Hace muchos años, uno de los más afamados imagineros sevillanos recibió el encargo de elaborar la imagen que sacarían los costaleros del barrio más flamenco de la ciudad, el de Triana. 

La orden era clara: tallar la imagen del sufrimiento hecho Jesús.

El artista comenzó a dar a luz al crucificado. Construyó una cruz y, sobre ella, depositó el cuerpo de Jesús hecho madera. Talló sus manos ensangrentadas y sus pies clavados. Cuando hubo acabado, empezó a dibujar su cara a cincel y martillo.

Decenas de miradas y gestos se sucedieron sobre las betas del tronco. Sin embargo, ninguna acababa de reflejar «el dolor vestido de sangre» que él tenía en su mente.
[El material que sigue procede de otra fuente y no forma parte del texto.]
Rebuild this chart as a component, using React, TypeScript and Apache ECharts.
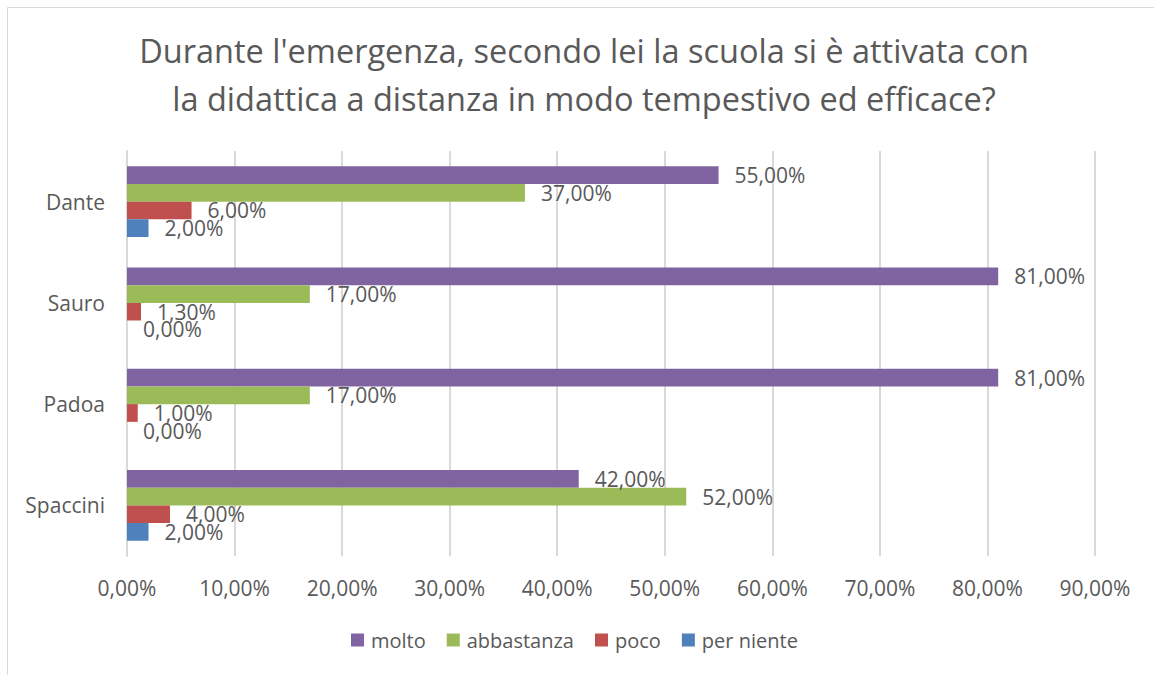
import React, { useEffect, useRef } from "react";
import * as echarts from "echarts";

const categories = ["Dante", "Sauro", "Padoa", "Spaccini"];
const seriesNames = ["molto", "abbastanza", "poco", "per niente"];
const molto = [55, 81, 81, 42];
const abbastanza = [37, 17, 17, 52];
const poco = [6, 1.3, 1, 4];
const perNiente = [2, 0, 0, 2];
const colors = ["#8064A2", "#9BBB59", "#C0504D", "#4F81BD"];
const title = "Durante l'emergenza, secondo lei la scuola si è attivata con\nla didattica a distanza in modo tempestivo ed efficace?";

const fmt = (v: number) => v.toFixed(2).replace(".", ",") + "%";
const FONT = "'Open Sans', sans-serif";
const TXT = "#595959";

export default function App() {
  const ref = useRef<HTMLDivElement>(null);
  useEffect(() => {
    document.body.style.margin = "0";
    document.body.style.overflow = "hidden";
    const chart = echarts.init(ref.current!, null, { renderer: "svg" });
    const data = [molto, abbastanza, poco, perNiente];
    chart.setOption({
      animation: false,
      backgroundColor: "#ffffff",
      textStyle: { fontFamily: FONT },
      title: {
        text: title,
        left: 579,
        textAlign: "center",
        top: 21,
        textStyle: { fontFamily: FONT, fontSize: 32.5, fontWeight: "normal", color: TXT, lineHeight: 48 },
      },
      legend: {
        bottom: 20,
        left: 346,
        itemWidth: 13,
        itemHeight: 13,
        itemGap: 21,
        icon: "rect",
        textStyle: { fontFamily: FONT, fontSize: 20, color: TXT, padding: [0, 0, 0, 2] },
        data: seriesNames,
      },
      graphic: [
        {
          type: "rect",
          shape: { x: 7.5, y: 7.5, width: 1200, height: 700 },
          style: { fill: "none", stroke: "#d9d9d9", lineWidth: 1 },
          silent: true,
        },
      ],
      grid: { left: 127, right: 59, top: 151, bottom: 119, containLabel: false },
      xAxis: {
        type: "value",
        min: 0,
        max: 90,
        interval: 10,
        axisLine: { show: false },
        axisTick: { show: false },
        splitLine: { show: true, lineStyle: { color: "#d9d9d9", width: 2 } },
        axisLabel: { formatter: (v: number) => fmt(v), fontFamily: FONT, fontSize: 21, color: TXT, margin: 21 },
      },
      yAxis: {
        type: "category",
        data: categories,
        inverse: true,
        axisLine: { show: true, lineStyle: { color: "#d9d9d9", width: 2 } },
        axisTick: { show: false },
        axisLabel: { fontFamily: FONT, fontSize: 21, color: TXT, margin: 22 },
      },
      series: seriesNames.map((name, i) => ({
        name,
        type: "bar",
        data: data[i],
        barGap: "0%",
        barCategoryGap: "30%",
        itemStyle: { color: colors[i] },
        label: {
          show: true,
          position: "right",
          distance: 16,
          formatter: (p: any) => fmt(p.value),
          fontFamily: FONT,
          fontSize: 21,
          color: TXT,
        },
      })),
    });
    return () => chart.dispose();
  }, []);
  return <div ref={ref} style={{ width: 1154, height: 675 }} />;
}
Abandonado por su inspiración, impotente y frustrado, el artista emprendió camino hacia la parroquia para renunciar al encargo. No pudo llegar. Una pelea entre dos hombres se lo impidió. 
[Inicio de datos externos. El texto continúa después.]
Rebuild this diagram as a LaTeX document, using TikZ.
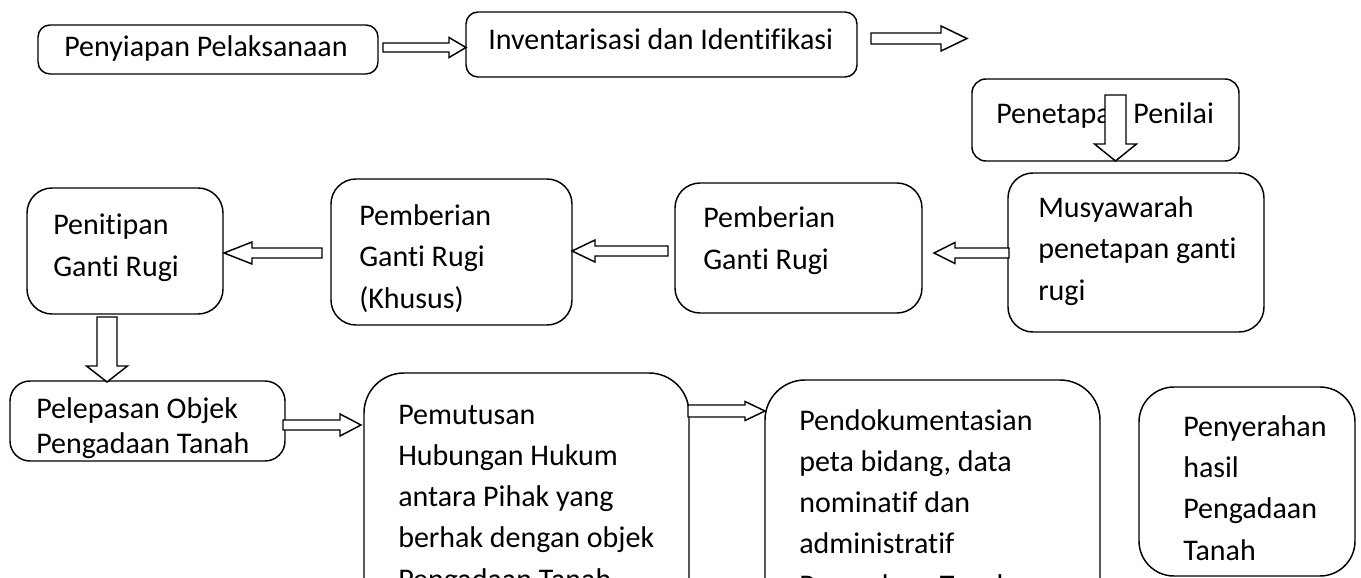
\documentclass[tikz,border=0pt]{standalone}
\usepackage{fontspec}
\setmainfont{Carlito}[Ligatures=NoCommon]
\tikzset{
  x=0.75pt, y=-0.75pt,
  rboxst/.style={draw, line width=1.1pt, inner sep=0pt},
  lbl/.style={anchor=base west, inner sep=0pt, align=left, font=\fontsize{22.5}{30.9}\selectfont},
  barrow/.style={draw, line width=1.1pt, fill=white, line join=miter},
}
\newcommand\rbox[6]{\node[rboxst, rounded corners={#6*0.75pt}, minimum width={(#4-#2)*0.75pt}, minimum height={(#5-#3)*0.75pt}] (#1) at ({(#2+#4)/2},{(#3+#5)/2}) {};}
\newcommand\harr[7]{%
  \coordinate (#1s) at (#2,#5); \coordinate (#1t) at (#3,#5);
  \draw[barrow] (#2,{#5-#6}) -- (#4,{#5-#6}) -- (#4,{#5-#7}) -- (#1t) -- (#4,{#5+#7}) -- (#4,{#5+#6}) -- (#2,{#5+#6}) -- cycle;}
\newcommand\varr[7]{%
  \coordinate (#1s) at (#5,#2); \coordinate (#1t) at (#5,#3);
  \draw[barrow] ({#5-#6},#2) -- ({#5-#6},#4) -- ({#5-#7},#4) -- (#1t) -- ({#5+#7},#4) -- ({#5+#6},#4) -- ({#5+#6},#2) -- cycle;}
\begin{document}
\begin{tikzpicture}
\useasboundingbox (0,0) rectangle (1361,578);
\clip (0,0) rectangle (1361,578);
% boxes
\rbox{b1}{38}{25}{378}{74}{12}
\rbox{b2}{466}{12}{857}{77}{12}
\rbox{b3}{972}{79}{1239}{161}{14}
\rbox{b4}{1008}{173}{1264}{332}{25}
\rbox{b5}{675}{183}{922}{313}{25}
\rbox{b6}{331}{179}{572}{325}{25}
\rbox{b7}{27}{188}{223}{314}{25}
\rbox{b8}{10}{381}{285}{461}{20}
\rbox{b9}{364}{373}{689}{640}{40}
\rbox{b10}{765}{380}{1100}{640}{40}
\rbox{b11}{1139}{387}{1355}{576}{35}
% texts (anchor = baseline of last line)
\node[lbl] (t1) at (64,56) {Penyiapan Pelaksanaan};
\node[lbl] (t2) at (488,50) {Inventarisasi dan Identifikasi};
\node[lbl] (t3) at (996,123) {Penetapan Penilai};
\node[lbl] (t4) at (1038,300) {Musyawarah\\penetapan ganti\\rugi};
\node[lbl] (t5) at (703,269) {Pemberian\\Ganti Rugi};
\node[lbl] (t6) at (359,308) {Pemberian\\Ganti Rugi\\(Khusus)};
\node[lbl] (t7) at (53,276) {Penitipan\\Ganti Rugi};
\node[lbl, font=\fontsize{22.5}{26}\selectfont] (t8) at (36,453) {Pelepasan Objek\\Pengadaan Tanah};
\node[lbl] (t9) at (398,589) {Pemutusan\\Hubungan Hukum\\antara Pihak yang\\berhak dengan objek\\Pengadaan Tanah};
\node[lbl] (t10) at (799,595) {Pendokumentasian\\peta bidang, data\\nominatif dan\\administratif\\Pengadaan Tanah};
\node[lbl] (t11) at (1183,560) {Penyerahan\\hasil\\Pengadaan\\Tanah};
% block arrows
\harr{a1}{383}{466}{449}{47.5}{4.5}{10}
\harr{a2}{871}{967}{941}{38.5}{5.5}{12.5}
\varr{a3}{95}{161}{144}{1115.5}{10.5}{21}
\harr{a4}{1009}{934}{955}{253}{5}{10.5}
\harr{a5}{668}{572}{595}{251}{5}{11}
\harr{a6}{322}{224}{252}{253}{5}{11}
\varr{a7}{317}{382}{366}{107}{10}{20.5}
\harr{a8}{283}{361}{340}{425}{5}{11}
\harr{a9}{688}{765}{745}{411}{6}{9.5}
\end{tikzpicture}
\end{document}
Inesperadamente, uno de ellos sacó una navaja y atravesó el corazón del otro. Agonizando sobre el suelo, el artista reconoció entonces la cara del herido. Era un cantaor flamenco conocido por el apodo del «cachorro». Minutos más tarde, la vida abandonaba su cuerpo y la muerte se instalaba en él. Entonces, cuando iban a retirarlo, el artista pidió que dejaran reposar su cadáver unos minutos en su taller. Había encontrado el rostro de Cristo.

El cuerpo fue llevado hasta allí y el escultor talló su gesto de dolor, reproduciendo hasta el interior de su garganta.

Hoy, el «cachorro de Triana» es Patrimonio de la Humanidad. 

Salvando las infinitas distancias que cada uno puede y debe poner, muchas veces me acuerdo de Francisco Antonio Gijón, aquel escultor que dio vida a aquel cristo y me encantaría, como él hizo, tallar con palabras el sufrimiento que padecen y sienten los animales abandonados. Saber esculpir su dolor, dar forma a sus gritos y retratar su sufrimiento. En cada artículo lo intento, pero yo nunca llego a conseguirlo.